-- INSTRUCTIONS FOR THE TASK --
Extract the whole listing as it stands. Do not include the pictures.

-- DATA BLOCK --
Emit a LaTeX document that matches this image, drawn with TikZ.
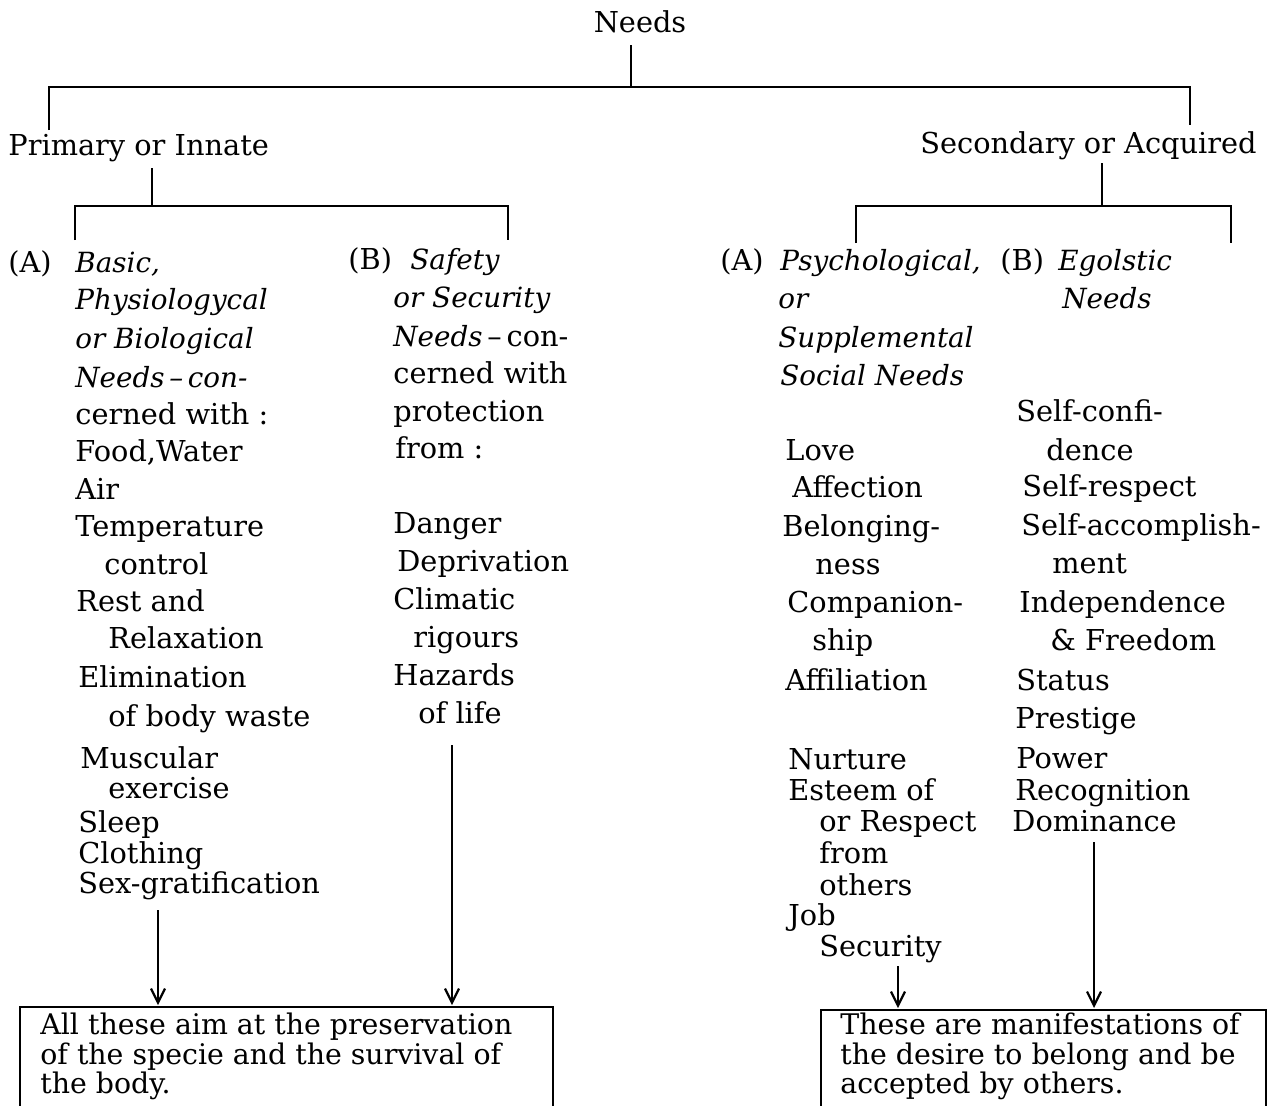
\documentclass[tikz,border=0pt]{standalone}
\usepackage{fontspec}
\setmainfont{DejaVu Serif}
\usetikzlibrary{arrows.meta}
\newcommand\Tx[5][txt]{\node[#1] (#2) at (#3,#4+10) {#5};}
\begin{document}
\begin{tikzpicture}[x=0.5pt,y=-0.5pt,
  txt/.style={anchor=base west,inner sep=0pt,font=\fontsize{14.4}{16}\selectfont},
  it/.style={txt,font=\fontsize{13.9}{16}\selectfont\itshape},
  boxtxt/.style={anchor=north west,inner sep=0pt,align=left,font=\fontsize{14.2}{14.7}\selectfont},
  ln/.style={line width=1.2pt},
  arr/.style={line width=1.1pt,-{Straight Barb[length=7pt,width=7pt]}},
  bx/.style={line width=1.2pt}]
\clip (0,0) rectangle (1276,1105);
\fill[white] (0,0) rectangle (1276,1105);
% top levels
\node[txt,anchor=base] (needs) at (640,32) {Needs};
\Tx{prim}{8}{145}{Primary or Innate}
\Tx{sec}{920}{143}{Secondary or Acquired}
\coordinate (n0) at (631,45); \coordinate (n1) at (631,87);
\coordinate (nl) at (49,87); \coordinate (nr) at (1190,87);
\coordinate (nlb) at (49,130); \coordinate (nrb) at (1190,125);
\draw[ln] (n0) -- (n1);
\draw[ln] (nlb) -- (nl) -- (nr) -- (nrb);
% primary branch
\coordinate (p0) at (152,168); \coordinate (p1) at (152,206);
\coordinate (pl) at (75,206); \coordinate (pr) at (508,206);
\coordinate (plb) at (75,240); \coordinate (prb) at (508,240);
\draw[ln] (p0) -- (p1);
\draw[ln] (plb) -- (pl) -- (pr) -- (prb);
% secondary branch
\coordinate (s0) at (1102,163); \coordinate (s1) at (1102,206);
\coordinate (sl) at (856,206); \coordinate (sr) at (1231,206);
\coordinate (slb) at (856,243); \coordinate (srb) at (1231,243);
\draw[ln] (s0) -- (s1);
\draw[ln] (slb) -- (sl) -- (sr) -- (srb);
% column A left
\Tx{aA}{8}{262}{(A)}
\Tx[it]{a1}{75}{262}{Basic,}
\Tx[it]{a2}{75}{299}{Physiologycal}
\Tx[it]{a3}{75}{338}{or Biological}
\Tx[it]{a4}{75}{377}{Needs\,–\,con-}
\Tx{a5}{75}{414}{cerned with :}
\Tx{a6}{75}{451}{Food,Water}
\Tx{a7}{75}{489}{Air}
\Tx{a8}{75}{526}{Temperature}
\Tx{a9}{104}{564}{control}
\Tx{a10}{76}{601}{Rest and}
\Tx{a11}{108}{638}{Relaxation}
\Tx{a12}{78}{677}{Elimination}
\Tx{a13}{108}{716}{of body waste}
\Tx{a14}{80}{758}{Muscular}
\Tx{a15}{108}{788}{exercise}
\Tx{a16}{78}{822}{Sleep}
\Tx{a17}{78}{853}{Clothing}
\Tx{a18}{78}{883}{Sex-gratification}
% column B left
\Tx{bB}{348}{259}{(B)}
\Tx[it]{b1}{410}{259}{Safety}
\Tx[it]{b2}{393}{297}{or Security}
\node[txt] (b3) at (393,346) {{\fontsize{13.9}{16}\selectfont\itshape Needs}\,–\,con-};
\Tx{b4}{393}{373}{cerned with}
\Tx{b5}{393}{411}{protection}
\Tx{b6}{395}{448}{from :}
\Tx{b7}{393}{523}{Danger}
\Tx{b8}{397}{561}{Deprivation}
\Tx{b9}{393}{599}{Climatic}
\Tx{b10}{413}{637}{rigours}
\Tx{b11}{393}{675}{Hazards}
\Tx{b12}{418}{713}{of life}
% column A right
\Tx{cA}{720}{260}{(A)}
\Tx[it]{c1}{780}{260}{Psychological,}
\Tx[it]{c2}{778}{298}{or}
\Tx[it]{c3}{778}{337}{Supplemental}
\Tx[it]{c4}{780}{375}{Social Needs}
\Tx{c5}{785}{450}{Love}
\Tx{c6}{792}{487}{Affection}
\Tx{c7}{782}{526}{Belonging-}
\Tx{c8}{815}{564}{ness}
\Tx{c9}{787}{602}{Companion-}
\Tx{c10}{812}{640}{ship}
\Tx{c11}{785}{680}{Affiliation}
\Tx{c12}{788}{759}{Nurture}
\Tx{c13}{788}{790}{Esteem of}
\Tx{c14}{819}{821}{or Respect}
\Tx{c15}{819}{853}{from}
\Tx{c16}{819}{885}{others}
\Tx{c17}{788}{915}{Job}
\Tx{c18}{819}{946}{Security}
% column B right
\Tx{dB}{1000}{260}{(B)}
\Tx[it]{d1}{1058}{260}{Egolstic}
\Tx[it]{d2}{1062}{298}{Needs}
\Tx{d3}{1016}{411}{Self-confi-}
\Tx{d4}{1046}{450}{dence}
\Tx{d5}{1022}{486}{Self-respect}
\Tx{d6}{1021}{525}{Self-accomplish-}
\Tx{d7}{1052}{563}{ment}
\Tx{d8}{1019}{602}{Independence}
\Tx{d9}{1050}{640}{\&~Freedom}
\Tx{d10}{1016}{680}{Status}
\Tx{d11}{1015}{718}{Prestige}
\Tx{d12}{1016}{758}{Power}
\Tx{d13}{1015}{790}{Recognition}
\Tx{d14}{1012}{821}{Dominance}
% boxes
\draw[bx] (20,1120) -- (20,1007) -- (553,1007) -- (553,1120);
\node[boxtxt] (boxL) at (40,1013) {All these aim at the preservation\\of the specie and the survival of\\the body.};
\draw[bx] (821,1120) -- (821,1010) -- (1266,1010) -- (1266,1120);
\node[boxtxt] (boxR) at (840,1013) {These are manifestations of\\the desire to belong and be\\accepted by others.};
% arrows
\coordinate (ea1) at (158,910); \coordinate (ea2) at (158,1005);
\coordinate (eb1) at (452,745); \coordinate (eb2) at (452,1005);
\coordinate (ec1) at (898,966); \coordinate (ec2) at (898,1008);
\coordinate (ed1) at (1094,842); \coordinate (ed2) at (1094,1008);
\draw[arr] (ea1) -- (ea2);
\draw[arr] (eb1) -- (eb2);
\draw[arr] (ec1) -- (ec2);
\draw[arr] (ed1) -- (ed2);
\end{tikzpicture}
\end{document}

-- SOLUTION BELOW --
Emit a LaTeX document that matches this image, drawn with TikZ.
\documentclass[tikz,border=0pt]{standalone}
\usepackage{fontspec}
\setmainfont{DejaVu Serif}
\usetikzlibrary{arrows.meta}
\newcommand\Tx[5][txt]{\node[#1] (#2) at (#3,#4+10) {#5};}
\begin{document}
\begin{tikzpicture}[x=0.5pt,y=-0.5pt,
  txt/.style={anchor=base west,inner sep=0pt,font=\fontsize{14.4}{16}\selectfont},
  it/.style={txt,font=\fontsize{13.9}{16}\selectfont\itshape},
  boxtxt/.style={anchor=north west,inner sep=0pt,align=left,font=\fontsize{14.2}{14.7}\selectfont},
  ln/.style={line width=1.2pt},
  arr/.style={line width=1.1pt,-{Straight Barb[length=7pt,width=7pt]}},
  bx/.style={line width=1.2pt}]
\clip (0,0) rectangle (1276,1105);
\fill[white] (0,0) rectangle (1276,1105);
% top levels
\node[txt,anchor=base] (needs) at (640,32) {Needs};
\Tx{prim}{8}{145}{Primary or Innate}
\Tx{sec}{920}{143}{Secondary or Acquired}
\coordinate (n0) at (631,45); \coordinate (n1) at (631,87);
\coordinate (nl) at (49,87); \coordinate (nr) at (1190,87);
\coordinate (nlb) at (49,130); \coordinate (nrb) at (1190,125);
\draw[ln] (n0) -- (n1);
\draw[ln] (nlb) -- (nl) -- (nr) -- (nrb);
% primary branch
\coordinate (p0) at (152,168); \coordinate (p1) at (152,206);
\coordinate (pl) at (75,206); \coordinate (pr) at (508,206);
\coordinate (plb) at (75,240); \coordinate (prb) at (508,240);
\draw[ln] (p0) -- (p1);
\draw[ln] (plb) -- (pl) -- (pr) -- (prb);
% secondary branch
\coordinate (s0) at (1102,163); \coordinate (s1) at (1102,206);
\coordinate (sl) at (856,206); \coordinate (sr) at (1231,206);
\coordinate (slb) at (856,243); \coordinate (srb) at (1231,243);
\draw[ln] (s0) -- (s1);
\draw[ln] (slb) -- (sl) -- (sr) -- (srb);
% column A left
\Tx{aA}{8}{262}{(A)}
\Tx[it]{a1}{75}{262}{Basic,}
\Tx[it]{a2}{75}{299}{Physiologycal}
\Tx[it]{a3}{75}{338}{or Biological}
\Tx[it]{a4}{75}{377}{Needs\,–\,con-}
\Tx{a5}{75}{414}{cerned with :}
\Tx{a6}{75}{451}{Food,Water}
\Tx{a7}{75}{489}{Air}
\Tx{a8}{75}{526}{Temperature}
\Tx{a9}{104}{564}{control}
\Tx{a10}{76}{601}{Rest and}
\Tx{a11}{108}{638}{Relaxation}
\Tx{a12}{78}{677}{Elimination}
\Tx{a13}{108}{716}{of body waste}
\Tx{a14}{80}{758}{Muscular}
\Tx{a15}{108}{788}{exercise}
\Tx{a16}{78}{822}{Sleep}
\Tx{a17}{78}{853}{Clothing}
\Tx{a18}{78}{883}{Sex-gratification}
% column B left
\Tx{bB}{348}{259}{(B)}
\Tx[it]{b1}{410}{259}{Safety}
\Tx[it]{b2}{393}{297}{or Security}
\node[txt] (b3) at (393,346) {{\fontsize{13.9}{16}\selectfont\itshape Needs}\,–\,con-};
\Tx{b4}{393}{373}{cerned with}
\Tx{b5}{393}{411}{protection}
\Tx{b6}{395}{448}{from :}
\Tx{b7}{393}{523}{Danger}
\Tx{b8}{397}{561}{Deprivation}
\Tx{b9}{393}{599}{Climatic}
\Tx{b10}{413}{637}{rigours}
\Tx{b11}{393}{675}{Hazards}
\Tx{b12}{418}{713}{of life}
% column A right
\Tx{cA}{720}{260}{(A)}
\Tx[it]{c1}{780}{260}{Psychological,}
\Tx[it]{c2}{778}{298}{or}
\Tx[it]{c3}{778}{337}{Supplemental}
\Tx[it]{c4}{780}{375}{Social Needs}
\Tx{c5}{785}{450}{Love}
\Tx{c6}{792}{487}{Affection}
\Tx{c7}{782}{526}{Belonging-}
\Tx{c8}{815}{564}{ness}
\Tx{c9}{787}{602}{Companion-}
\Tx{c10}{812}{640}{ship}
\Tx{c11}{785}{680}{Affiliation}
\Tx{c12}{788}{759}{Nurture}
\Tx{c13}{788}{790}{Esteem of}
\Tx{c14}{819}{821}{or Respect}
\Tx{c15}{819}{853}{from}
\Tx{c16}{819}{885}{others}
\Tx{c17}{788}{915}{Job}
\Tx{c18}{819}{946}{Security}
% column B right
\Tx{dB}{1000}{260}{(B)}
\Tx[it]{d1}{1058}{260}{Egolstic}
\Tx[it]{d2}{1062}{298}{Needs}
\Tx{d3}{1016}{411}{Self-confi-}
\Tx{d4}{1046}{450}{dence}
\Tx{d5}{1022}{486}{Self-respect}
\Tx{d6}{1021}{525}{Self-accomplish-}
\Tx{d7}{1052}{563}{ment}
\Tx{d8}{1019}{602}{Independence}
\Tx{d9}{1050}{640}{\&~Freedom}
\Tx{d10}{1016}{680}{Status}
\Tx{d11}{1015}{718}{Prestige}
\Tx{d12}{1016}{758}{Power}
\Tx{d13}{1015}{790}{Recognition}
\Tx{d14}{1012}{821}{Dominance}
% boxes
\draw[bx] (20,1120) -- (20,1007) -- (553,1007) -- (553,1120);
\node[boxtxt] (boxL) at (40,1013) {All these aim at the preservation\\of the specie and the survival of\\the body.};
\draw[bx] (821,1120) -- (821,1010) -- (1266,1010) -- (1266,1120);
\node[boxtxt] (boxR) at (840,1013) {These are manifestations of\\the desire to belong and be\\accepted by others.};
% arrows
\coordinate (ea1) at (158,910); \coordinate (ea2) at (158,1005);
\coordinate (eb1) at (452,745); \coordinate (eb2) at (452,1005);
\coordinate (ec1) at (898,966); \coordinate (ec2) at (898,1008);
\coordinate (ed1) at (1094,842); \coordinate (ed2) at (1094,1008);
\draw[arr] (ea1) -- (ea2);
\draw[arr] (eb1) -- (eb2);
\draw[arr] (ec1) -- (ec2);
\draw[arr] (ed1) -- (ed2);
\end{tikzpicture}
\end{document}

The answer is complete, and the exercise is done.